▶ [WHAT THE EXERCISE ASKS] Please transcribe the listing below in full and word for word, without its pictures.

--------

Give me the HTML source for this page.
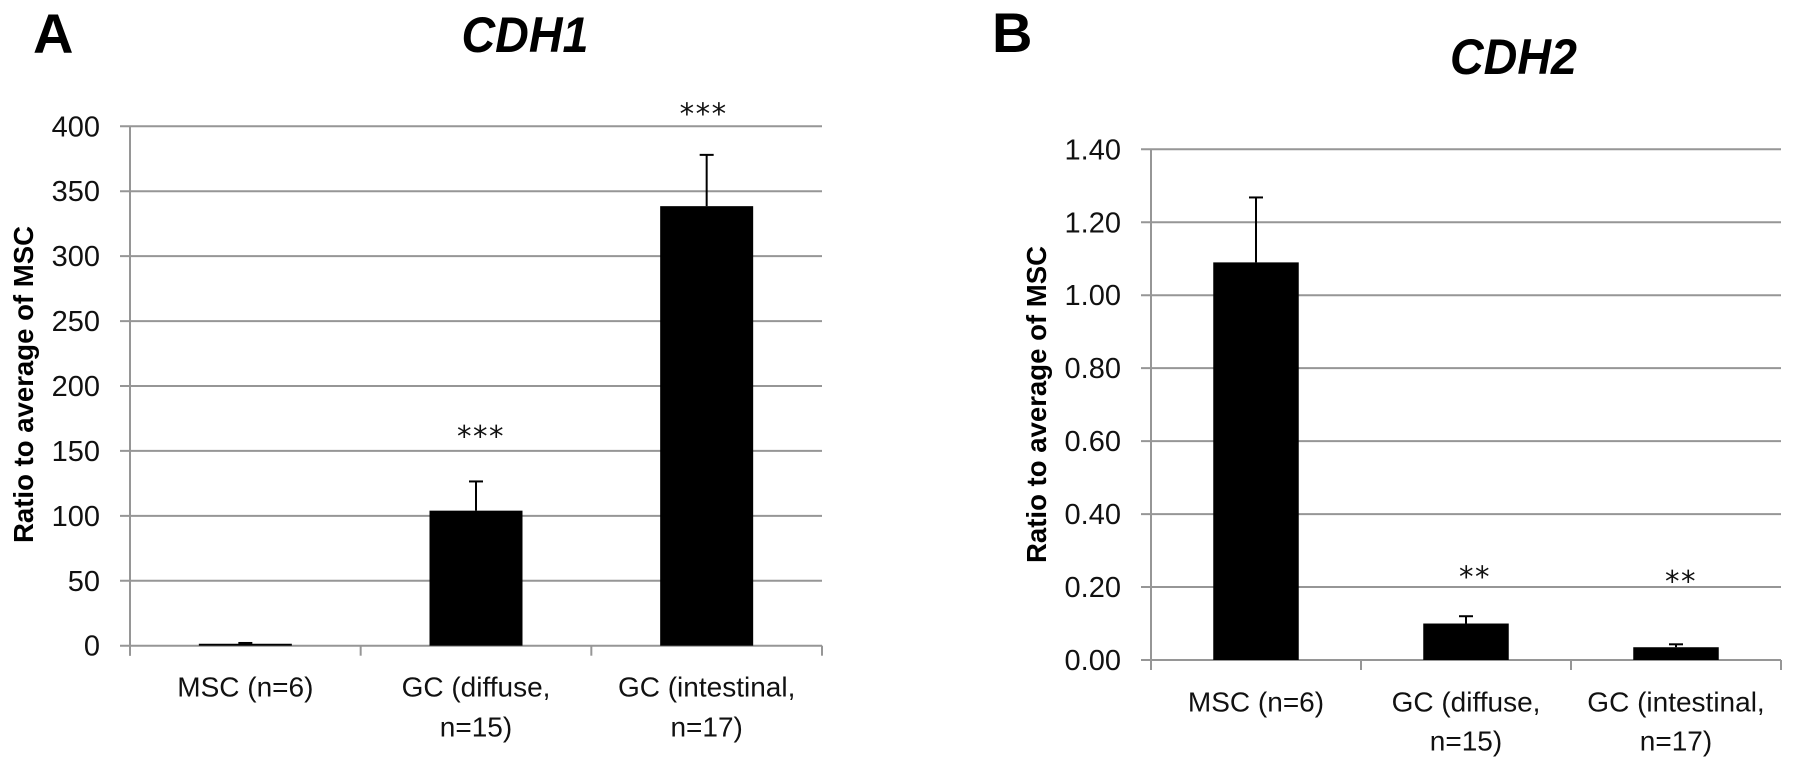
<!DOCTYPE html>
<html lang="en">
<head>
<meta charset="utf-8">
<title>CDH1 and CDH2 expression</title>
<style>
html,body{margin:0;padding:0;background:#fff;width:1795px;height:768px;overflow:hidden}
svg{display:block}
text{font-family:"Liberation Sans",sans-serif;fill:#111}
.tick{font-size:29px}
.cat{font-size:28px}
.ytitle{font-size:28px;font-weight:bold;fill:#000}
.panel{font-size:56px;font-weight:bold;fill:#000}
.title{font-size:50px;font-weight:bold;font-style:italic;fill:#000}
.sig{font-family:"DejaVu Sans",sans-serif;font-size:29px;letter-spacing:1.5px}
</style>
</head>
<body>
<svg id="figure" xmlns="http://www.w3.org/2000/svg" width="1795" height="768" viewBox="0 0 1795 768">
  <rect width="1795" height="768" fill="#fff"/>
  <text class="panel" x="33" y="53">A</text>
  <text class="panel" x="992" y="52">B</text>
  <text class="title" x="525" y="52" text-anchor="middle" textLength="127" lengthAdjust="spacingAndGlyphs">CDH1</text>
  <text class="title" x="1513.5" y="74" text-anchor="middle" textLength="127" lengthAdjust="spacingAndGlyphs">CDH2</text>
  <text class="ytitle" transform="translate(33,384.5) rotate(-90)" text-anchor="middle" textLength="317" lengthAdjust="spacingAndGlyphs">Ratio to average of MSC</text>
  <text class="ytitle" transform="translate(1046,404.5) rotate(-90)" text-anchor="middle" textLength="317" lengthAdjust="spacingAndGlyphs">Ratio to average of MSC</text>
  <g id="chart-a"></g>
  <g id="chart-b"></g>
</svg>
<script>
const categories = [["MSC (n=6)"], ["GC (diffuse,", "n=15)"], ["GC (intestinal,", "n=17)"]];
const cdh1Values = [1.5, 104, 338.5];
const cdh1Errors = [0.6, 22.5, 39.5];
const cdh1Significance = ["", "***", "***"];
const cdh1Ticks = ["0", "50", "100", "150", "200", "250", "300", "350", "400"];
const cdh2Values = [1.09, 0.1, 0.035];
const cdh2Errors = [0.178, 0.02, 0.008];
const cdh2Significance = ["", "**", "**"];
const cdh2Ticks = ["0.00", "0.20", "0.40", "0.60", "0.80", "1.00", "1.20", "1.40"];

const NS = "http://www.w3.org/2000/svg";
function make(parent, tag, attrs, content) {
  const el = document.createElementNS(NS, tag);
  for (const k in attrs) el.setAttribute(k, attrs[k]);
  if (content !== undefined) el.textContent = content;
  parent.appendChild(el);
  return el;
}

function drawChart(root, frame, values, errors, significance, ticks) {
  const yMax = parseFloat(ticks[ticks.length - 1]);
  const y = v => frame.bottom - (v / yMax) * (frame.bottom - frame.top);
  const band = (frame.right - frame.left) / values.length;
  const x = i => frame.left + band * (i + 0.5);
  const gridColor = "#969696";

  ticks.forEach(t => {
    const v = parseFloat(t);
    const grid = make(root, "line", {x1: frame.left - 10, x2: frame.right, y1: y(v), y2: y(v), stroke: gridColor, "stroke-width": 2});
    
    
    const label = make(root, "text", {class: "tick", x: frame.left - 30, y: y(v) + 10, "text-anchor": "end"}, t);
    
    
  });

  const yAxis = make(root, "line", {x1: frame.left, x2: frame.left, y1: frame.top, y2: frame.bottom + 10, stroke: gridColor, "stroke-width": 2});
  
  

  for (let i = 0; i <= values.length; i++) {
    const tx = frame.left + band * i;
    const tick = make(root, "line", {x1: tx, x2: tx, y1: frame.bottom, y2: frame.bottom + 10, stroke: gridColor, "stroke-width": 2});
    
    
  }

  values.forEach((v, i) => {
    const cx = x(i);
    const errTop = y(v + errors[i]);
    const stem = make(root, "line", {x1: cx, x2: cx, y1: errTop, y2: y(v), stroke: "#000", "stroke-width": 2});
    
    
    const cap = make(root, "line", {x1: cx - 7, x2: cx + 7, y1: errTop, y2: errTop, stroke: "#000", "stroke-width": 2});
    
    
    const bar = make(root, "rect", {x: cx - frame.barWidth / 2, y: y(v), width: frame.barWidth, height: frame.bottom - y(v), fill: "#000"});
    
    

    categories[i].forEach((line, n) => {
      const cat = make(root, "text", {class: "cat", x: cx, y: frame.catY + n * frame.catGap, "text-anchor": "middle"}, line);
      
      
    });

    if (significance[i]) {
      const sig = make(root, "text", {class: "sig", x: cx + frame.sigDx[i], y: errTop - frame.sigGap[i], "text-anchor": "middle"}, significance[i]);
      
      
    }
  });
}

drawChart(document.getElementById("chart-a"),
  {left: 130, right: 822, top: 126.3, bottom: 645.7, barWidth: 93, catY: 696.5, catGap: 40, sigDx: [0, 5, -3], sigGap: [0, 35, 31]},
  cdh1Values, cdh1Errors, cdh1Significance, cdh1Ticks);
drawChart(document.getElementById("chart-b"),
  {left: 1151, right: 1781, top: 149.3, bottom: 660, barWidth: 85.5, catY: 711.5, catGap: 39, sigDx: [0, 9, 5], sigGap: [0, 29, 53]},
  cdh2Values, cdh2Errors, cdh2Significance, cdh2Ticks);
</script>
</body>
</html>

--------

▶ [EXERCISE RESULT]
Give me the HTML source for this page.
<!DOCTYPE html>
<html lang="en">
<head>
<meta charset="utf-8">
<title>CDH1 and CDH2 expression</title>
<style>
html,body{margin:0;padding:0;background:#fff;width:1795px;height:768px;overflow:hidden}
svg{display:block}
text{font-family:"Liberation Sans",sans-serif;fill:#111}
.tick{font-size:29px}
.cat{font-size:28px}
.ytitle{font-size:28px;font-weight:bold;fill:#000}
.panel{font-size:56px;font-weight:bold;fill:#000}
.title{font-size:50px;font-weight:bold;font-style:italic;fill:#000}
.sig{font-family:"DejaVu Sans",sans-serif;font-size:29px;letter-spacing:1.5px}
</style>
</head>
<body>
<svg id="figure" xmlns="http://www.w3.org/2000/svg" width="1795" height="768" viewBox="0 0 1795 768">
  <rect width="1795" height="768" fill="#fff"/>
  <text class="panel" x="33" y="53">A</text>
  <text class="panel" x="992" y="52">B</text>
  <text class="title" x="525" y="52" text-anchor="middle" textLength="127" lengthAdjust="spacingAndGlyphs">CDH1</text>
  <text class="title" x="1513.5" y="74" text-anchor="middle" textLength="127" lengthAdjust="spacingAndGlyphs">CDH2</text>
  <text class="ytitle" transform="translate(33,384.5) rotate(-90)" text-anchor="middle" textLength="317" lengthAdjust="spacingAndGlyphs">Ratio to average of MSC</text>
  <text class="ytitle" transform="translate(1046,404.5) rotate(-90)" text-anchor="middle" textLength="317" lengthAdjust="spacingAndGlyphs">Ratio to average of MSC</text>
  <g id="chart-a"></g>
  <g id="chart-b"></g>
</svg>
<script>
const categories = [["MSC (n=6)"], ["GC (diffuse,", "n=15)"], ["GC (intestinal,", "n=17)"]];
const cdh1Values = [1.5, 104, 338.5];
const cdh1Errors = [0.6, 22.5, 39.5];
const cdh1Significance = ["", "***", "***"];
const cdh1Ticks = ["0", "50", "100", "150", "200", "250", "300", "350", "400"];
const cdh2Values = [1.09, 0.1, 0.035];
const cdh2Errors = [0.178, 0.02, 0.008];
const cdh2Significance = ["", "**", "**"];
const cdh2Ticks = ["0.00", "0.20", "0.40", "0.60", "0.80", "1.00", "1.20", "1.40"];

const NS = "http://www.w3.org/2000/svg";
function make(parent, tag, attrs, content) {
  const el = document.createElementNS(NS, tag);
  for (const k in attrs) el.setAttribute(k, attrs[k]);
  if (content !== undefined) el.textContent = content;
  parent.appendChild(el);
  return el;
}

function drawChart(root, frame, values, errors, significance, ticks) {
  const yMax = parseFloat(ticks[ticks.length - 1]);
  const y = v => frame.bottom - (v / yMax) * (frame.bottom - frame.top);
  const band = (frame.right - frame.left) / values.length;
  const x = i => frame.left + band * (i + 0.5);
  const gridColor = "#969696";

  ticks.forEach(t => {
    const v = parseFloat(t);
    const grid = make(root, "line", {x1: frame.left - 10, x2: frame.right, y1: y(v), y2: y(v), stroke: gridColor, "stroke-width": 2});
    
    
    const label = make(root, "text", {class: "tick", x: frame.left - 30, y: y(v) + 10, "text-anchor": "end"}, t);
    
    
  });

  const yAxis = make(root, "line", {x1: frame.left, x2: frame.left, y1: frame.top, y2: frame.bottom + 10, stroke: gridColor, "stroke-width": 2});
  
  

  for (let i = 0; i <= values.length; i++) {
    const tx = frame.left + band * i;
    const tick = make(root, "line", {x1: tx, x2: tx, y1: frame.bottom, y2: frame.bottom + 10, stroke: gridColor, "stroke-width": 2});
    
    
  }

  values.forEach((v, i) => {
    const cx = x(i);
    const errTop = y(v + errors[i]);
    const stem = make(root, "line", {x1: cx, x2: cx, y1: errTop, y2: y(v), stroke: "#000", "stroke-width": 2});
    
    
    const cap = make(root, "line", {x1: cx - 7, x2: cx + 7, y1: errTop, y2: errTop, stroke: "#000", "stroke-width": 2});
    
    
    const bar = make(root, "rect", {x: cx - frame.barWidth / 2, y: y(v), width: frame.barWidth, height: frame.bottom - y(v), fill: "#000"});
    
    

    categories[i].forEach((line, n) => {
      const cat = make(root, "text", {class: "cat", x: cx, y: frame.catY + n * frame.catGap, "text-anchor": "middle"}, line);
      
      
    });

    if (significance[i]) {
      const sig = make(root, "text", {class: "sig", x: cx + frame.sigDx[i], y: errTop - frame.sigGap[i], "text-anchor": "middle"}, significance[i]);
      
      
    }
  });
}

drawChart(document.getElementById("chart-a"),
  {left: 130, right: 822, top: 126.3, bottom: 645.7, barWidth: 93, catY: 696.5, catGap: 40, sigDx: [0, 5, -3], sigGap: [0, 35, 31]},
  cdh1Values, cdh1Errors, cdh1Significance, cdh1Ticks);
drawChart(document.getElementById("chart-b"),
  {left: 1151, right: 1781, top: 149.3, bottom: 660, barWidth: 85.5, catY: 711.5, catGap: 39, sigDx: [0, 9, 5], sigGap: [0, 29, 53]},
  cdh2Values, cdh2Errors, cdh2Significance, cdh2Ticks);
</script>
</body>
</html>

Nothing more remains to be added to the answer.